• **Stored data**
================
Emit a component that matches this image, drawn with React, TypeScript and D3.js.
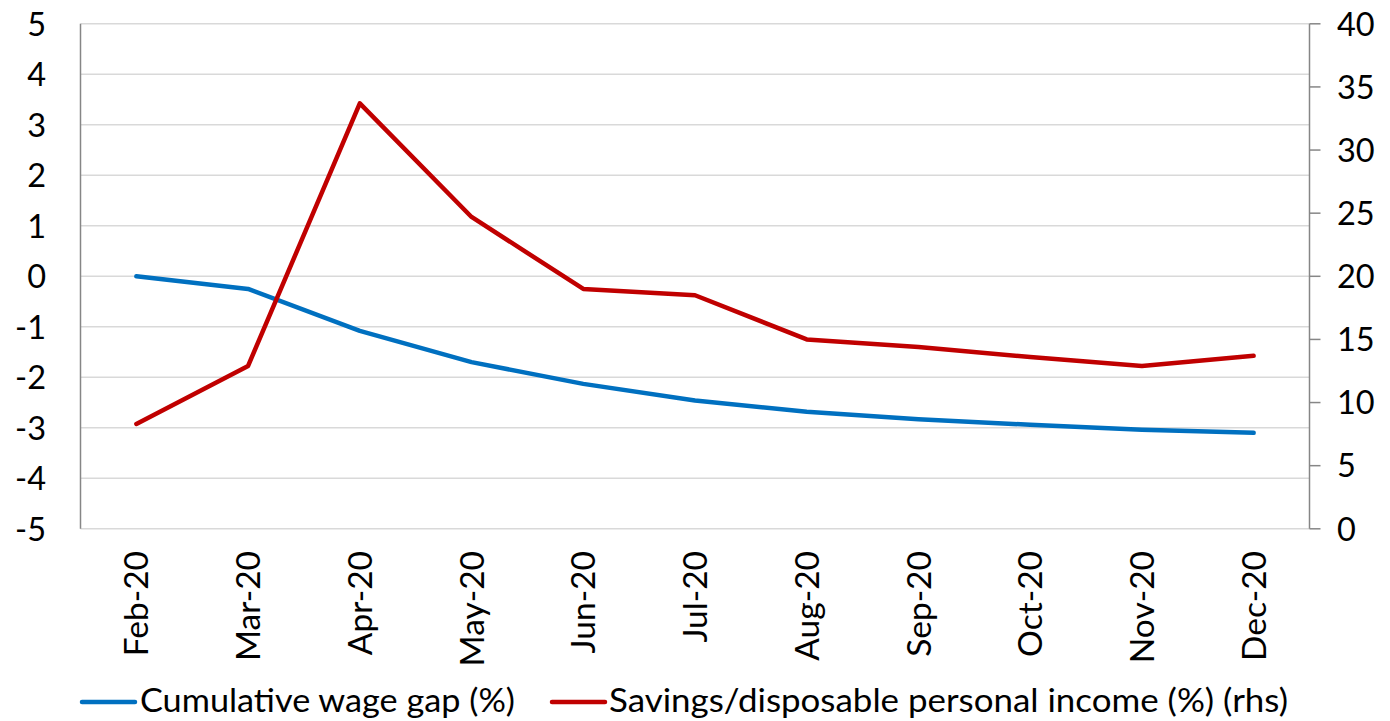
import React from "react";
import * as d3 from "d3";

const months = ["Feb-20", "Mar-20", "Apr-20", "May-20", "Jun-20", "Jul-20", "Aug-20", "Sep-20", "Oct-20", "Nov-20", "Dec-20"];
const wageGap = [0, -0.25, -1.08, -1.7, -2.13, -2.46, -2.68, -2.83, -2.94, -3.04, -3.1];
const savings = [8.3, 12.9, 33.7, 24.7, 19.0, 18.5, 15.0, 14.4, 13.6, 12.9, 13.7];
const leftTicks = [5, 4, 3, 2, 1, 0, -1, -2, -3, -4, -5];
const rightTicks = [0, 5, 10, 15, 20, 25, 30, 35, 40];
const seriesNames = ["Cumulative wage gap (%)", "Savings/disposable personal income (%) (rhs)"];

const W = 1390;
const H = 721;
const L = 80.5;
const R = 1309.5;
const T = 23.8;
const B = 528.8;
const FONT = "Lato, 'Open Sans', sans-serif";
const BLUE = "#0070C0";
const RED = "#C00000";
const FS = 32.5;

export default function App() {
  const x = d3.scaleBand<string>().domain(months).range([L, R]);
  const yL = d3.scaleLinear().domain([-5, 5]).range([B, T]);
  const yR = d3.scaleLinear().domain([0, 40]).range([B, T]);
  const cx = (m: string) => (x(m) as number) + x.bandwidth() / 2;

  const lineL = d3.line<number>().x((_, i) => cx(months[i])).y((d) => yL(d));
  const lineR = d3.line<number>().x((_, i) => cx(months[i])).y((d) => yR(d));

  return (
    <svg width={W} height={H} style={{ position: "absolute", left: 0, top: 0, background: "#fff" }} fontFamily={FONT}>
      {leftTicks.map((t) => (
        <line key={"g" + t} x1={L} x2={R} y1={yL(t)} y2={yL(t)} stroke="#d9d9d9" strokeWidth={1.5} />
      ))}
      <line x1={L} x2={L} y1={T} y2={B} stroke="#868686" strokeWidth={1.5} />
      <line x1={R} x2={R} y1={T} y2={B} stroke="#868686" strokeWidth={1.5} />
      {rightTicks.map((t) => (
        <line key={"rt" + t} x1={R} x2={R + 11} y1={yR(t)} y2={yR(t)} stroke="#868686" strokeWidth={1.5} />
      ))}
      {leftTicks.map((t) => (
        <text key={"lt" + t} x={46} y={yL(t)} dy="0.36em" textAnchor="end" fontSize={FS} fill="#000">
          {t}
        </text>
      ))}
      {rightTicks.map((t) => (
        <text key={"rl" + t} x={1337} y={yR(t)} dy="0.36em" textAnchor="start" fontSize={FS} fill="#000">
          {t}
        </text>
      ))}
      {months.map((m) => (
        <text
          key={m}
          transform={`translate(${cx(m)},551) rotate(-90)`}
          dy="0.36em"
          textAnchor="end"
          fontSize={FS + 1}
          fill="#000"
        >
          {m}
        </text>
      ))}
      <path d={lineL(wageGap) || ""} fill="none" stroke={BLUE} strokeWidth={4.5} strokeLinejoin="round" strokeLinecap="round" />
      <path d={lineR(savings) || ""} fill="none" stroke={RED} strokeWidth={4.5} strokeLinejoin="round" strokeLinecap="round" />
      <line x1={82} x2={135} y1={702} y2={702} stroke={BLUE} strokeWidth={4.5} strokeLinecap="round" />
      <text x={140} y={712} fontSize={FS} fill="#000" textLength={375} lengthAdjust="spacingAndGlyphs">{seriesNames[0]}</text>
      <line x1={552} x2={605} y1={702} y2={702} stroke={RED} strokeWidth={4.5} strokeLinecap="round" />
      <text x={609} y={712} fontSize={FS} fill="#000" textLength={679} lengthAdjust="spacingAndGlyphs">{seriesNames[1]}</text>
    </svg>
  );
}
================
• **What is required**
Repeat all the data as it stands, dropping any images it holds.

• **The reply**
Emit a component that matches this image, drawn with React, TypeScript and D3.js.
import React from "react";
import * as d3 from "d3";

const months = ["Feb-20", "Mar-20", "Apr-20", "May-20", "Jun-20", "Jul-20", "Aug-20", "Sep-20", "Oct-20", "Nov-20", "Dec-20"];
const wageGap = [0, -0.25, -1.08, -1.7, -2.13, -2.46, -2.68, -2.83, -2.94, -3.04, -3.1];
const savings = [8.3, 12.9, 33.7, 24.7, 19.0, 18.5, 15.0, 14.4, 13.6, 12.9, 13.7];
const leftTicks = [5, 4, 3, 2, 1, 0, -1, -2, -3, -4, -5];
const rightTicks = [0, 5, 10, 15, 20, 25, 30, 35, 40];
const seriesNames = ["Cumulative wage gap (%)", "Savings/disposable personal income (%) (rhs)"];

const W = 1390;
const H = 721;
const L = 80.5;
const R = 1309.5;
const T = 23.8;
const B = 528.8;
const FONT = "Lato, 'Open Sans', sans-serif";
const BLUE = "#0070C0";
const RED = "#C00000";
const FS = 32.5;

export default function App() {
  const x = d3.scaleBand<string>().domain(months).range([L, R]);
  const yL = d3.scaleLinear().domain([-5, 5]).range([B, T]);
  const yR = d3.scaleLinear().domain([0, 40]).range([B, T]);
  const cx = (m: string) => (x(m) as number) + x.bandwidth() / 2;

  const lineL = d3.line<number>().x((_, i) => cx(months[i])).y((d) => yL(d));
  const lineR = d3.line<number>().x((_, i) => cx(months[i])).y((d) => yR(d));

  return (
    <svg width={W} height={H} style={{ position: "absolute", left: 0, top: 0, background: "#fff" }} fontFamily={FONT}>
      {leftTicks.map((t) => (
        <line key={"g" + t} x1={L} x2={R} y1={yL(t)} y2={yL(t)} stroke="#d9d9d9" strokeWidth={1.5} />
      ))}
      <line x1={L} x2={L} y1={T} y2={B} stroke="#868686" strokeWidth={1.5} />
      <line x1={R} x2={R} y1={T} y2={B} stroke="#868686" strokeWidth={1.5} />
      {rightTicks.map((t) => (
        <line key={"rt" + t} x1={R} x2={R + 11} y1={yR(t)} y2={yR(t)} stroke="#868686" strokeWidth={1.5} />
      ))}
      {leftTicks.map((t) => (
        <text key={"lt" + t} x={46} y={yL(t)} dy="0.36em" textAnchor="end" fontSize={FS} fill="#000">
          {t}
        </text>
      ))}
      {rightTicks.map((t) => (
        <text key={"rl" + t} x={1337} y={yR(t)} dy="0.36em" textAnchor="start" fontSize={FS} fill="#000">
          {t}
        </text>
      ))}
      {months.map((m) => (
        <text
          key={m}
          transform={`translate(${cx(m)},551) rotate(-90)`}
          dy="0.36em"
          textAnchor="end"
          fontSize={FS + 1}
          fill="#000"
        >
          {m}
        </text>
      ))}
      <path d={lineL(wageGap) || ""} fill="none" stroke={BLUE} strokeWidth={4.5} strokeLinejoin="round" strokeLinecap="round" />
      <path d={lineR(savings) || ""} fill="none" stroke={RED} strokeWidth={4.5} strokeLinejoin="round" strokeLinecap="round" />
      <line x1={82} x2={135} y1={702} y2={702} stroke={BLUE} strokeWidth={4.5} strokeLinecap="round" />
      <text x={140} y={712} fontSize={FS} fill="#000" textLength={375} lengthAdjust="spacingAndGlyphs">{seriesNames[0]}</text>
      <line x1={552} x2={605} y1={702} y2={702} stroke={RED} strokeWidth={4.5} strokeLinecap="round" />
      <text x={609} y={712} fontSize={FS} fill="#000" textLength={679} lengthAdjust="spacingAndGlyphs">{seriesNames[1]}</text>
    </svg>
  );
}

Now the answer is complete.